On identity – or -
Like a good Arab man I am dealing with my issues and crisis’ through my stomach!
Never wanting to discuss the issue till I thought it was understood enough from my end and accepted and digested to be able to share it with the world and discuss it and see it through everyone else’s eyes, I got sucked into or rather tricked into going down this path.
Knowing of the dilemma I will face coming down to Amman (Jordan) for the art residency I made it a point to myself and I think also in an email to Makan (the contemporary art space) about how I didn’t think I had enough time to absorb Amman and create something based on that accumilation.
I wanted to have a contemporary experimental piece about being alone and detachment and seeing how the public here would react to that and to my view of being alone.
I did start with that in mind, working towards a show with screens and things, but bit-by-bit I figured out that it wasn’t as easy setting this all up. Interacting with a collection of people I started to feel less and less attached to this idea when I finally decided to kill it and move on.
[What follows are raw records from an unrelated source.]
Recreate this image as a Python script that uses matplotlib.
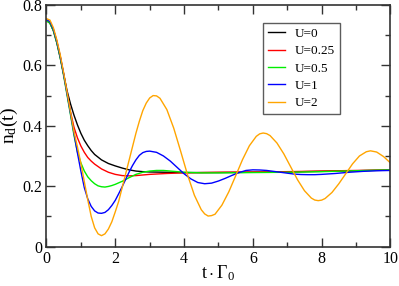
import matplotlib
matplotlib.use("Agg")
import matplotlib.pyplot as plt

plt.rcParams['font.family'] = ['Liberation Serif', 'DejaVu Serif']
plt.rcParams['mathtext.fontset'] = 'custom'
plt.rcParams['mathtext.rm'] = 'Liberation Serif'
plt.rcParams['mathtext.it'] = 'Liberation Serif'

# values
t_fine = [0.0, 0.1, 0.2, 0.3, 0.4, 0.5, 0.6, 0.7, 0.8, 0.9, 1.0, 1.1, 1.2, 1.3,
          1.4, 1.5, 1.6, 1.7, 1.8, 1.9, 2.0, 2.1, 2.2, 2.3, 2.4, 2.5, 2.6, 2.7,
          2.8, 2.9, 3.0, 3.1]

t_u0 = t_fine[:15] + [1.6, 1.8, 2.0, 2.2, 2.4, 2.6, 2.8, 3.0, 3.5, 4, 5, 6, 7, 8, 9, 10]
n_u0 = [0.748, 0.74, 0.715, 0.675, 0.625, 0.57, 0.515, 0.472, 0.435, 0.403, 0.375,
        0.352, 0.334, 0.318, 0.305, 0.287, 0.275, 0.267, 0.26, 0.254, 0.25, 0.248,
        0.247, 0.246, 0.245, 0.245, 0.246, 0.247, 0.249, 0.251, 0.253]

t_u025 = t_fine[:15] + [1.6, 1.8, 2.0, 2.2, 2.4, 2.6, 2.8, 3.0, 3.5, 4, 5, 6, 7, 8, 9, 10]
n_u025 = [0.75, 0.742, 0.718, 0.68, 0.63, 0.572, 0.508, 0.445, 0.395, 0.36, 0.333,
          0.312, 0.295, 0.283, 0.273, 0.257, 0.246, 0.239, 0.235, 0.234, 0.235,
          0.237, 0.239, 0.242, 0.244, 0.246, 0.247, 0.248, 0.25, 0.252, 0.254]

t_u05 = t_fine[:21] + [2.2, 2.4, 2.6, 2.8, 3.0, 3.2, 3.4, 3.6, 3.8, 4.0, 4.5, 5, 6, 7, 8, 9, 10]
n_u05 = [0.748, 0.74, 0.715, 0.675, 0.625, 0.565, 0.5, 0.435, 0.368, 0.313, 0.277,
         0.25, 0.231, 0.218, 0.208, 0.201, 0.198, 0.197, 0.199, 0.202, 0.206,
         0.216, 0.228, 0.239, 0.246, 0.25, 0.252, 0.252, 0.25, 0.248, 0.246,
         0.244, 0.244, 0.245, 0.246, 0.248, 0.251, 0.254]

t_u1 = t_fine + [3.2, 3.4, 3.6, 3.8, 4.0, 4.2, 4.4, 4.6, 4.8, 5.0, 5.2, 5.4, 5.6,
                 5.8, 6.0, 6.2, 6.4, 6.6, 6.8, 7.0, 7.2, 7.4, 7.6, 7.8, 8.0, 8.4,
                 8.8, 9.2, 9.6, 10.0]
n_u1 = [0.752, 0.745, 0.72, 0.68, 0.63, 0.57, 0.505, 0.44, 0.375, 0.31, 0.25,
        0.195, 0.158, 0.133, 0.118, 0.111, 0.11, 0.113, 0.122, 0.136, 0.153,
        0.175, 0.198, 0.222, 0.246, 0.268, 0.287, 0.302, 0.311, 0.315, 0.316,
        0.314, 0.312, 0.3, 0.283, 0.262, 0.241, 0.224, 0.212, 0.208, 0.21,
        0.217, 0.226, 0.236, 0.245, 0.252, 0.254, 0.2535, 0.252, 0.249, 0.246,
        0.243, 0.24, 0.2385, 0.238, 0.238, 0.239, 0.242, 0.246, 0.249, 0.251,
        0.252]

t_u2 = t_fine + [3.2, 3.3, 3.5, 3.7, 3.9, 4.1, 4.3, 4.5, 4.6, 4.7, 4.8, 4.9, 5.1,
                 5.3, 5.5, 5.7, 5.9, 6.1, 6.2, 6.3, 6.4, 6.5, 6.7, 6.9, 7.1, 7.3,
                 7.5, 7.7, 7.8, 7.9, 8.0, 8.1, 8.3, 8.5, 8.7, 8.9, 9.1, 9.3, 9.42,
                 9.6, 9.8, 10.0]
n_u2 = [0.755, 0.75, 0.725, 0.685, 0.635, 0.575, 0.51, 0.445, 0.38, 0.33, 0.275,
        0.215, 0.155, 0.1, 0.062, 0.042, 0.036, 0.042, 0.058, 0.082, 0.115, 0.15,
        0.195, 0.24, 0.285, 0.33, 0.375, 0.415, 0.45, 0.475, 0.492, 0.5, 0.499,
        0.491, 0.4535, 0.392, 0.316, 0.238, 0.17, 0.122, 0.108, 0.101, 0.1024,
        0.107, 0.137, 0.181, 0.234, 0.288, 0.334, 0.365, 0.3733, 0.376, 0.3739,
        0.3675, 0.343, 0.307, 0.264, 0.221, 0.185, 0.1605, 0.154, 0.152, 0.1537,
        0.159, 0.179, 0.208, 0.241, 0.274, 0.3, 0.314, 0.317, 0.313, 0.298, 0.277]

labels = ['U=0', 'U=0.25', 'U=0.5', 'U=1', 'U=2']
colors = ['black', 'red', '#00ee00', 'blue', 'orange']

fig = plt.figure(figsize=(3.99, 2.86), dpi=100)
ax = fig.add_axes([0.1165, 0.138, 0.862, 0.8445])

series = [(t_u0, n_u0), (t_u025, n_u025), (t_u05, n_u05), (t_u1, n_u1), (t_u2, n_u2)]
for (t, n), lab, col in zip(series, labels, colors):
    ax.plot(t, n, color=col, lw=1.0, label=lab)

ax.set_xlim(0, 10)
ax.set_ylim(0, 0.8)
ax.set_xticks([0, 2, 4, 6, 8, 10])
ax.set_xticks([1, 3, 5, 7, 9], minor=True)
ax.set_yticks([0, 0.2, 0.4, 0.6, 0.8])
ax.set_yticks([0.1, 0.3, 0.5, 0.7], minor=True)
ax.set_xticklabels(['0', '2', '4', '6', '8', '10'])
ax.set_yticklabels(['0', '0.2', '0.4', '0.6', '0.8'])
ax.tick_params(which='both', direction='in', top=True, right=True, labelsize=11.5,
               color='#333333', width=1.0)
ax.tick_params(which='major', length=6.5, pad=3)
ax.tick_params(which='minor', length=3.6)
for s in ax.spines.values():
    s.set_linewidth(1.2)
    s.set_color('#333333')

ax.set_xlabel(r'$\mathrm{t \cdot \Gamma_0}$', fontsize=13)
ax.xaxis.set_label_coords(0.5, -0.068)
ax.set_ylabel(r'$\mathrm{n_d(t)}$', fontsize=14, labelpad=2)

leg = ax.legend(loc='upper left', bbox_to_anchor=(0.63, 0.927), fontsize=9.5,
                frameon=True, fancybox=False, handlelength=1.26, handletextpad=0.76,
                labelspacing=0.39, borderpad=0.38, borderaxespad=0)
leg.get_frame().set_edgecolor('#333333')
leg.get_frame().set_linewidth(1.0)

fig.savefig('out.png', dpi=100)
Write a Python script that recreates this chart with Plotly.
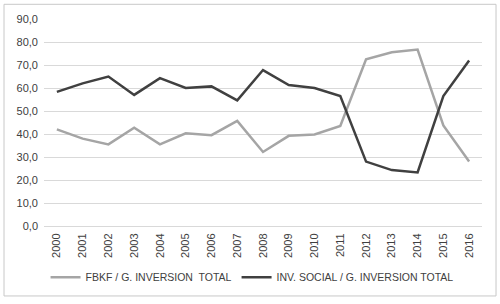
import plotly.graph_objects as go

years = [str(y) for y in range(2000, 2017)]
fbkf = [42.0, 38.0, 35.5, 42.7, 35.5, 40.3, 39.5, 45.7, 32.2, 39.2, 39.8, 43.5, 72.5, 75.5, 76.7, 43.7, 28.0]
inv_social = [58.3, 62.0, 65.0, 57.0, 64.3, 60.0, 60.7, 54.6, 67.8, 61.3, 60.0, 56.5, 28.0, 24.3, 23.3, 56.5, 72.0]
names = ["FBKF / G. INVERSION  TOTAL", "INV. SOCIAL / G. INVERSION TOTAL"]

font = "Liberation Sans Narrow, Liberation Sans, Arial"

fig = go.Figure()
fig.add_trace(go.Scatter(x=years, y=fbkf, mode="lines", name=names[0],
                         line=dict(color="#A5A5A5", width=2.5)))
fig.add_trace(go.Scatter(x=years, y=inv_social, mode="lines", name=names[1],
                         line=dict(color="#404040", width=2.5)))

fig.update_layout(
    width=500, height=304,
    margin=dict(l=44, r=18, t=19, b=75),
    paper_bgcolor="white", plot_bgcolor="white",
    separators=",.",
    font=dict(family=font, size=11, color="#404040"),
    showlegend=True,
    legend=dict(orientation="h", x=0.475, xanchor="center", y=-0.248, yanchor="middle",
                font=dict(size=10.5, color="#404040"), itemwidth=30, tracegroupgap=0),
    xaxis=dict(type="category", range=[-0.5, 16.5], tickangle=-90, showgrid=False,
               showline=True, linecolor="#D9D9D9", ticks="", tickfont=dict(size=11),
               ticklabelstandoff=2),
    yaxis=dict(range=[0, 90], dtick=10, tickformat=".1f", showgrid=True, gridcolor="#D9D9D9",
               zeroline=False, showline=False, ticks="", tickfont=dict(size=11),
               ticklabelstandoff=5),
    shapes=[dict(type="rect", xref="paper", yref="paper",
                 x0=-0.0913, x1=1.032, y0=-0.338, y1=1.071,
                 line=dict(color="#C8C8C8", width=1), fillcolor="rgba(0,0,0,0)")],
)

fig.write_html("out.html", config={"displayModeBar": False},
               post_script="document.body.style.margin='0';")
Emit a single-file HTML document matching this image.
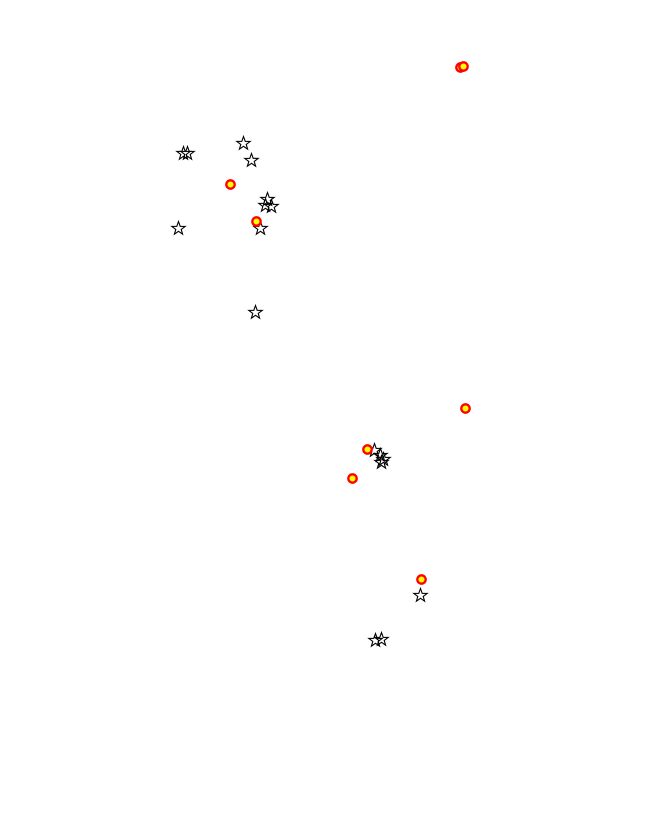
<!DOCTYPE html>
<html><head><style>body{margin:0;background:#fff}svg{display:block}</style></head><body>
<svg width="650" height="815" viewBox="0 0 650 815" xmlns="http://www.w3.org/2000/svg">
<defs>
<path id="s" d="M0,-7 L1.7,-2.2 L6.7,-2.1 L2.7,0.9 L4.1,5.7 L0,2.8 L-4.1,5.7 L-2.7,0.9 L-6.7,-2.1 L-1.7,-2.2 Z" fill="none" stroke="#000" stroke-width="1.1"/>
<g id="c"><circle r="4.2" fill="#ff0" stroke="#f00" stroke-width="2.3"/></g>
</defs>
<g transform="translate(0.5,0.5)">
<use href="#s" x="183" y="153"/><use href="#s" x="187" y="153"/>
<use href="#s" x="243" y="143"/><use href="#s" x="251" y="160"/>
<use href="#s" x="267" y="199"/><use href="#s" x="265" y="205"/><use href="#s" x="271" y="206"/>
<use href="#s" x="178" y="228"/><use href="#s" x="260" y="228"/>
<use href="#s" x="255" y="312"/>
<use href="#s" x="374" y="450"/><use href="#s" x="380" y="455"/><use href="#s" x="383" y="459"/><use href="#s" x="381" y="462"/>
<use href="#s" x="420" y="595"/>
<use href="#s" x="375" y="640"/><use href="#s" x="381" y="639"/>
</g>
<g transform="translate(0.5,0.5)">
<use href="#c" x="460" y="67"/><use href="#c" x="463" y="66"/>
<use href="#c" x="230" y="184"/><use href="#c" x="256" y="221"/>
<use href="#c" x="465" y="408"/><use href="#c" x="367" y="449"/>
<use href="#c" x="352" y="478"/><use href="#c" x="421" y="579"/>
</g>
</svg>
</body></html>
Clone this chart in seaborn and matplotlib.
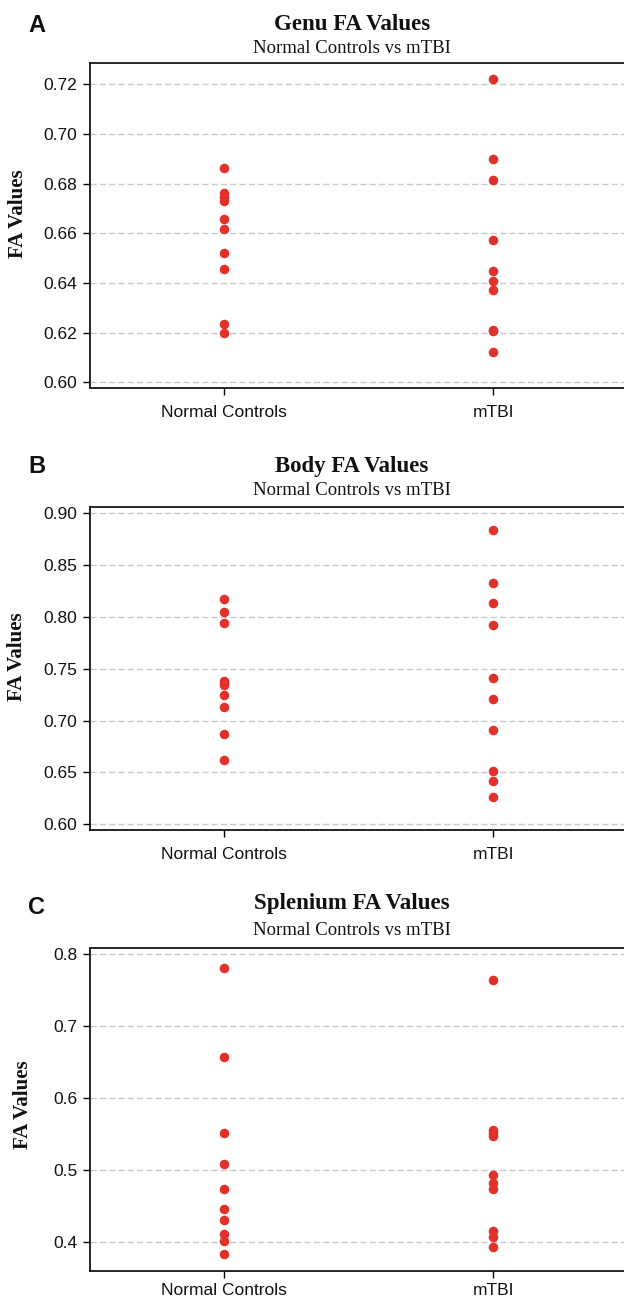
import matplotlib
matplotlib.use("Agg")
import matplotlib.pyplot as plt
import seaborn as sns
import pandas as pd
from matplotlib.ticker import FormatStrFormatter

# <--- data --->
groups = ["Normal Controls", "mTBI"]

genu_nc = [0.6864, 0.6763, 0.6745, 0.6729, 0.6658, 0.6619, 0.6519, 0.6455, 0.6233, 0.6198]
genu_mtbi = [0.7220, 0.6900, 0.6813, 0.6575, 0.6447, 0.6410, 0.6373, 0.6212, 0.6206, 0.6124]

body_nc = [0.8174, 0.8051, 0.7942, 0.7386, 0.7366, 0.7344, 0.7248, 0.7132, 0.6868, 0.6617]
body_mtbi = [0.8842, 0.8325, 0.8138, 0.7920, 0.7415, 0.7209, 0.6913, 0.6518, 0.6418, 0.6267]

splen_nc = [0.7796, 0.6565, 0.5509, 0.5083, 0.4736, 0.4454, 0.4296, 0.4111, 0.4009, 0.3824]
splen_mtbi = [0.7639, 0.5551, 0.5514, 0.5472, 0.4921, 0.4810, 0.4727, 0.4153, 0.4069, 0.3931]

titles = ["Genu FA Values", "Body FA Values", "Splenium FA Values"]
subtitle = "Normal Controls vs mTBI"
letters = ["A", "B", "C"]

genu_ticks = [0.60, 0.62, 0.64, 0.66, 0.68, 0.70, 0.72]
body_ticks = [0.60, 0.65, 0.70, 0.75, 0.80, 0.85, 0.90]
splen_ticks = [0.4, 0.5, 0.6, 0.7, 0.8]

panels = [
    (genu_nc, genu_mtbi, genu_ticks, (0.5976, 0.7285), "%.2f"),
    (body_nc, body_mtbi, body_ticks, (0.5945, 0.9064), "%.2f"),
    (splen_nc, splen_mtbi, splen_ticks, (0.3597, 0.8075), "%.1f"),
]

# layout in pixels (figure is 624 x 1300)
W, H = 624.0, 1300.0
ax_tops = [63.3, 506.7, 948.3]
ax_bottoms = [388.3, 830.0, 1270.7]
title_base = [30.0, 471.7, 909.0]
sub_base = [53.3, 495.0, 935.0]
letter_base = [31.7, 473.3, 914.5]
ylab_pos = [(18.0, 214.0), (16.7, 656.5), (23.3, 1105.0)]
xlab_pad = [7, 7, 3.5]

sns.set_style("white")
dot_color = "#E0322A"

fig = plt.figure(figsize=(6.24, 13), dpi=100)

for i, (nc, mt, ticks, ylim, fmt) in enumerate(panels):
    df = pd.DataFrame({
        "group": [groups[0]] * len(nc) + [groups[1]] * len(mt),
        "fa": nc + mt,
    })
    left = 89.85 / W
    width = 537.8 / W
    bottom = (H - ax_bottoms[i]) / H
    height = (ax_bottoms[i] - ax_tops[i]) / H
    ax = fig.add_axes([left, bottom, width, height])

    for t in ticks:
        ax.axhline(t, color="#CACACA", lw=1.0, ls=(0, (4.5, 2.2)), zorder=0)

    sns.stripplot(data=df, x="group", y="fa", order=groups, jitter=False,
                  color=dot_color, size=6.9, linewidth=0, ax=ax, zorder=3)

    ax.set_xlim(-0.5, 1.5)
    ax.set_ylim(*ylim)
    ax.set_yticks(ticks)
    ax.yaxis.set_major_formatter(FormatStrFormatter(fmt))
    ax.set_xlabel("")
    ax.set_ylabel("")
    ax.tick_params(axis="both", direction="out", length=5, width=1,
                   color="black", labelsize=12.5, left=True, bottom=True)
    ax.tick_params(axis="x", pad=xlab_pad[i])
    ax.tick_params(axis="y", pad=4)
    for lab in ax.get_xticklabels() + ax.get_yticklabels():
        lab.set_fontfamily("Liberation Sans")
        lab.set_color("#111111")
    for side in ["left", "bottom", "top"]:
        ax.spines[side].set_visible(True)
        ax.spines[side].set_color("black")
        ax.spines[side].set_linewidth(1.2)
    ax.spines["right"].set_visible(False)
    ax.grid(False)

    fig.text(352 / W, 1 - title_base[i] / H, titles[i], ha="center", va="baseline",
             fontsize=16.5, fontweight="bold", family="Liberation Serif", color="#111111")
    fig.text(352 / W, 1 - sub_base[i] / H, subtitle, ha="center", va="baseline",
             fontsize=13.5, family="Liberation Serif", color="#111111")
    fig.text(28 / W, 1 - letter_base[i] / H, letters[i], ha="left", va="baseline",
             fontsize=17, fontweight="bold", family="Liberation Sans", color="#111111")
    fig.text(ylab_pos[i][0] / W, 1 - ylab_pos[i][1] / H, "FA Values", rotation=90,
             ha="center", va="center", fontsize=15, fontweight="bold",
             family="Liberation Serif", color="#111111")

fig.savefig("out.png", dpi=100)
print("Saved out.png")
Having killed my one year old child whom I had conceived in Amman last year when I was “stuck” during the Lebanese massacre by the Israelis I sat down and let Amman drown me.
It did, it was a difficult swim back where I was upset and I was frightened and I was negative and all in all I was foreign!
It took me a few open-minded steps to reach where I have reached now.
I started off with the whole idea of me wasting my time with this “art”, and that lead to an equation linking money to life and death… that’s a whole different essay!
That having got that out of my system, I went through with the notion of how I presented myself in Amman and how I had to be presented and explained at times.
I am Emirati born of Jordanian and Lebanese parents.
So technically I am Jordanian on paper but Lebanese by lifestyle and Emirati by birth and upbringing. Legally most Arab countries only allowed the children the nationality of the father in my case Jordanian, and sadly no identity from the mother and most Arab countries do not give citizenships to people born in it!
So all this goes into explaining where I was from, in a country where I was from, to a people I was from.
Coming back to the point of belonging and not belonging or better yet belonging but not fitting in, I just wanted to make it clear that with all my thoughts and interactions I was checking out Amman then in avertedly checking out myself.
I don’t want this to be a comment about the city itself, because I don’t know it, nor it's people. I only know myself and my feelings on belonging.
As a joke I kept saying how I was such a bad Jordanian I couldn’t even have the national dish Mansaf, which is basically a meat and rice dish covered with a warm salty type of preserved yogurt called Jameed.
The fact hat I don’t eat meat and that I am Lactose intolerant created a surreal idea of having the dish changed to fit me, thus me having some sort of an impact on the place every time I interact with someone and leaving some sort of feeling where I didn’t necessarily think is an orthodox one. So in short I am figuring out my identity issue of belonging here to the country’s national dish!
A vegan or a pesca (fish) based Mansaf is as absurd as I feel, I am Jordanian, no one can deny that, so yes I am Mansaf, but at the same time like the vegan part I am far too influenced by other things to be just that, Jordanian, or a real Mansaf.
Remembering now the tiny jokes and comments made at my mother’s (very very good) less greasy low fat Mansaf or “Lebanese” Mansaf, I think I had this issue in my subconscious for a while! My Mother took Mansaf and made it her own, yet still tasted good and like Mansaf, but a less greasy one.
I wonder if my idea of a whole different Mansaf where only the name and the concept are present would still be one.
Already having asked a few people about a Mansaf for lent i.e. vegan Mansaf the looks and laughs I got especially from the older ladies was answer in itself.
It wouldn’t be Mansaf!
Does that mean I can’t be Jordanian?
I oppose that idea, because no one can force what I am or am not on me, like everything else food has to adapt, if the notion is still the same then it would be Mansaf even if the ingredients are different, otherwise if we stick to the ingredients many things would be joined as one, I mean it isn’t that uncommon to mix a grain, a meat and a milk based product for a dish!